=== Objective ===
Without the pictures, output the records below word for word.

=== Exercise input ===
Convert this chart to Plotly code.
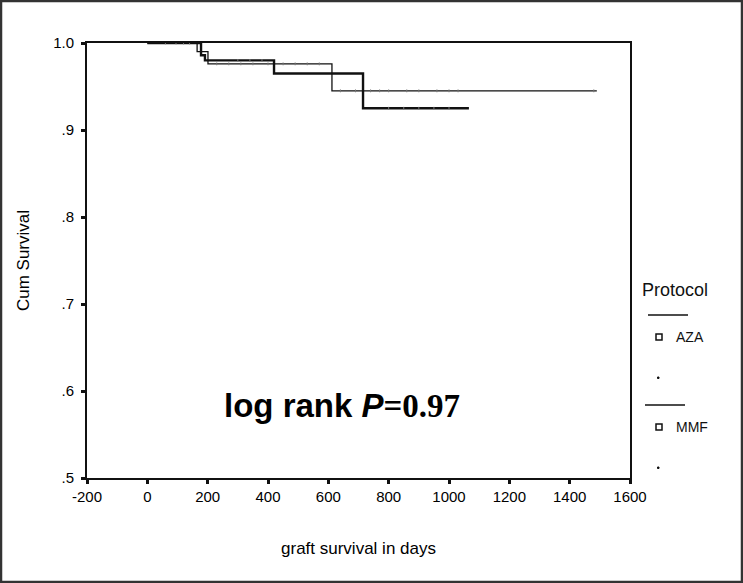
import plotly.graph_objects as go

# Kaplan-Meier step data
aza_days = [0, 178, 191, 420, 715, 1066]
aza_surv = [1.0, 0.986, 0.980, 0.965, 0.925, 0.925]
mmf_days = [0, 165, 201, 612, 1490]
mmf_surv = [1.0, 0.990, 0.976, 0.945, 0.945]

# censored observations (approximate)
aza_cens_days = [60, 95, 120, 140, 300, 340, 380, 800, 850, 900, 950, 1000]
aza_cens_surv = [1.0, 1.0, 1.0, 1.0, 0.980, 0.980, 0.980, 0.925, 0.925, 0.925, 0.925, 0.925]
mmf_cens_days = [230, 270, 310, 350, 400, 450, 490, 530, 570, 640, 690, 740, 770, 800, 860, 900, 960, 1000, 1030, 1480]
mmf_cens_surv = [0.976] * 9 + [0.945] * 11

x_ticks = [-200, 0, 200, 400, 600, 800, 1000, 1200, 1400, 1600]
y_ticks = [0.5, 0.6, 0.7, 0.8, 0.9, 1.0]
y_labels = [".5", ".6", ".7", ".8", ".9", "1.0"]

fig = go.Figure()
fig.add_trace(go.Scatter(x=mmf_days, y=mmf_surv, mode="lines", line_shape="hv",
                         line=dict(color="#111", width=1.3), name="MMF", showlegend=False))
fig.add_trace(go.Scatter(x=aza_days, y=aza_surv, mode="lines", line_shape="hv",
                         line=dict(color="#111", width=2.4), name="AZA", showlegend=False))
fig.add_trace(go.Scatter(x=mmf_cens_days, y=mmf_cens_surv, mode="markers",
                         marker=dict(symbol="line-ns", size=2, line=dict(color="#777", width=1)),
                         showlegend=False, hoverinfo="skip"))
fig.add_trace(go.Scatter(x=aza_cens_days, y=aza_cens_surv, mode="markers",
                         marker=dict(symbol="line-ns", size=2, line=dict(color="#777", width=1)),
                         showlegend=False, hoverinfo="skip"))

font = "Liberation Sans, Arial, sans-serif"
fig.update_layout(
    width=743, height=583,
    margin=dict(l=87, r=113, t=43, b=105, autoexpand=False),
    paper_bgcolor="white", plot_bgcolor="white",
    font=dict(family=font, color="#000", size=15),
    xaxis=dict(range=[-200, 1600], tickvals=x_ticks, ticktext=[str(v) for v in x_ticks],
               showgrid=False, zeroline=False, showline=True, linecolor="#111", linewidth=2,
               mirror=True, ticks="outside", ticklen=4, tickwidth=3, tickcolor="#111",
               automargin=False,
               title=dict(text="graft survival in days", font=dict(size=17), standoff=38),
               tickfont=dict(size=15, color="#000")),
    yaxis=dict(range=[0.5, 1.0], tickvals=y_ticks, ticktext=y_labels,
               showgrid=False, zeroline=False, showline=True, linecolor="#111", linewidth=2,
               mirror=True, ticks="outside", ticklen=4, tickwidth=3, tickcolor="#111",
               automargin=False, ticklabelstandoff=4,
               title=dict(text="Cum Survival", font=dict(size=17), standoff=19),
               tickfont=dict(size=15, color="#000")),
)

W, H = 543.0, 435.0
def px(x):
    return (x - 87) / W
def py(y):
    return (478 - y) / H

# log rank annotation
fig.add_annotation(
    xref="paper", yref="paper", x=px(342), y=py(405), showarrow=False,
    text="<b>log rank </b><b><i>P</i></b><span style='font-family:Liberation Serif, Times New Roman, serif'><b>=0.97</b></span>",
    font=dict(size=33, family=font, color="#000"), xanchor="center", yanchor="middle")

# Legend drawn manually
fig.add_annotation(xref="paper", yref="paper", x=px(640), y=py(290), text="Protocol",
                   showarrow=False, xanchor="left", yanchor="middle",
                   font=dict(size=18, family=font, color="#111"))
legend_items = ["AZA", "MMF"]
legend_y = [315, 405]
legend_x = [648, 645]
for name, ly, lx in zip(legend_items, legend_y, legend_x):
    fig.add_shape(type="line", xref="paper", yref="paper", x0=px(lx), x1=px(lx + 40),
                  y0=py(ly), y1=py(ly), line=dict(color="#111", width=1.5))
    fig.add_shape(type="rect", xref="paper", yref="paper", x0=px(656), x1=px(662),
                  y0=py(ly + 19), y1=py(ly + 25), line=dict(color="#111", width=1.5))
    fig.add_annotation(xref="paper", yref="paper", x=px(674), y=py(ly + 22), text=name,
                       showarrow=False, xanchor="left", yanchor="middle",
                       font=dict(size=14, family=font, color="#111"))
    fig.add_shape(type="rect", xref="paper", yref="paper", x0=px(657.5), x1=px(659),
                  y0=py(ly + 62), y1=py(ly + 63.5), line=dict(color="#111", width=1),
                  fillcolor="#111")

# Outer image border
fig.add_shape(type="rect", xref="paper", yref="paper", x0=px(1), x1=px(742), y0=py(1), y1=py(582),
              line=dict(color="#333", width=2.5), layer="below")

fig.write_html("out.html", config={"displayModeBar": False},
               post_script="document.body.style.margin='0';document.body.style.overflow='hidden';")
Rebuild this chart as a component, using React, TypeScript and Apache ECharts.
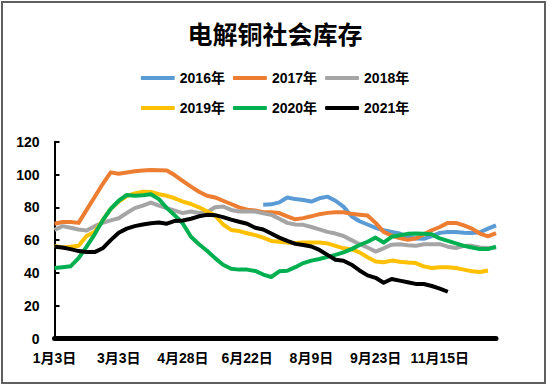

=== Full answer ===
Convert this chart to Plotly code.
import plotly.graph_objects as go

# Kaplan-Meier step data
aza_days = [0, 178, 191, 420, 715, 1066]
aza_surv = [1.0, 0.986, 0.980, 0.965, 0.925, 0.925]
mmf_days = [0, 165, 201, 612, 1490]
mmf_surv = [1.0, 0.990, 0.976, 0.945, 0.945]

# censored observations (approximate)
aza_cens_days = [60, 95, 120, 140, 300, 340, 380, 800, 850, 900, 950, 1000]
aza_cens_surv = [1.0, 1.0, 1.0, 1.0, 0.980, 0.980, 0.980, 0.925, 0.925, 0.925, 0.925, 0.925]
mmf_cens_days = [230, 270, 310, 350, 400, 450, 490, 530, 570, 640, 690, 740, 770, 800, 860, 900, 960, 1000, 1030, 1480]
mmf_cens_surv = [0.976] * 9 + [0.945] * 11

x_ticks = [-200, 0, 200, 400, 600, 800, 1000, 1200, 1400, 1600]
y_ticks = [0.5, 0.6, 0.7, 0.8, 0.9, 1.0]
y_labels = [".5", ".6", ".7", ".8", ".9", "1.0"]

fig = go.Figure()
fig.add_trace(go.Scatter(x=mmf_days, y=mmf_surv, mode="lines", line_shape="hv",
                         line=dict(color="#111", width=1.3), name="MMF", showlegend=False))
fig.add_trace(go.Scatter(x=aza_days, y=aza_surv, mode="lines", line_shape="hv",
                         line=dict(color="#111", width=2.4), name="AZA", showlegend=False))
fig.add_trace(go.Scatter(x=mmf_cens_days, y=mmf_cens_surv, mode="markers",
                         marker=dict(symbol="line-ns", size=2, line=dict(color="#777", width=1)),
                         showlegend=False, hoverinfo="skip"))
fig.add_trace(go.Scatter(x=aza_cens_days, y=aza_cens_surv, mode="markers",
                         marker=dict(symbol="line-ns", size=2, line=dict(color="#777", width=1)),
                         showlegend=False, hoverinfo="skip"))

font = "Liberation Sans, Arial, sans-serif"
fig.update_layout(
    width=743, height=583,
    margin=dict(l=87, r=113, t=43, b=105, autoexpand=False),
    paper_bgcolor="white", plot_bgcolor="white",
    font=dict(family=font, color="#000", size=15),
    xaxis=dict(range=[-200, 1600], tickvals=x_ticks, ticktext=[str(v) for v in x_ticks],
               showgrid=False, zeroline=False, showline=True, linecolor="#111", linewidth=2,
               mirror=True, ticks="outside", ticklen=4, tickwidth=3, tickcolor="#111",
               automargin=False,
               title=dict(text="graft survival in days", font=dict(size=17), standoff=38),
               tickfont=dict(size=15, color="#000")),
    yaxis=dict(range=[0.5, 1.0], tickvals=y_ticks, ticktext=y_labels,
               showgrid=False, zeroline=False, showline=True, linecolor="#111", linewidth=2,
               mirror=True, ticks="outside", ticklen=4, tickwidth=3, tickcolor="#111",
               automargin=False, ticklabelstandoff=4,
               title=dict(text="Cum Survival", font=dict(size=17), standoff=19),
               tickfont=dict(size=15, color="#000")),
)

W, H = 543.0, 435.0
def px(x):
    return (x - 87) / W
def py(y):
    return (478 - y) / H

# log rank annotation
fig.add_annotation(
    xref="paper", yref="paper", x=px(342), y=py(405), showarrow=False,
    text="<b>log rank </b><b><i>P</i></b><span style='font-family:Liberation Serif, Times New Roman, serif'><b>=0.97</b></span>",
    font=dict(size=33, family=font, color="#000"), xanchor="center", yanchor="middle")

# Legend drawn manually
fig.add_annotation(xref="paper", yref="paper", x=px(640), y=py(290), text="Protocol",
                   showarrow=False, xanchor="left", yanchor="middle",
                   font=dict(size=18, family=font, color="#111"))
legend_items = ["AZA", "MMF"]
legend_y = [315, 405]
legend_x = [648, 645]
for name, ly, lx in zip(legend_items, legend_y, legend_x):
    fig.add_shape(type="line", xref="paper", yref="paper", x0=px(lx), x1=px(lx + 40),
                  y0=py(ly), y1=py(ly), line=dict(color="#111", width=1.5))
    fig.add_shape(type="rect", xref="paper", yref="paper", x0=px(656), x1=px(662),
                  y0=py(ly + 19), y1=py(ly + 25), line=dict(color="#111", width=1.5))
    fig.add_annotation(xref="paper", yref="paper", x=px(674), y=py(ly + 22), text=name,
                       showarrow=False, xanchor="left", yanchor="middle",
                       font=dict(size=14, family=font, color="#111"))
    fig.add_shape(type="rect", xref="paper", yref="paper", x0=px(657.5), x1=px(659),
                  y0=py(ly + 62), y1=py(ly + 63.5), line=dict(color="#111", width=1),
                  fillcolor="#111")

# Outer image border
fig.add_shape(type="rect", xref="paper", yref="paper", x0=px(1), x1=px(742), y0=py(1), y1=py(582),
              line=dict(color="#333", width=2.5), layer="below")

fig.write_html("out.html", config={"displayModeBar": False},
               post_script="document.body.style.margin='0';document.body.style.overflow='hidden';")
Rebuild this chart as a component, using React, TypeScript and Apache ECharts.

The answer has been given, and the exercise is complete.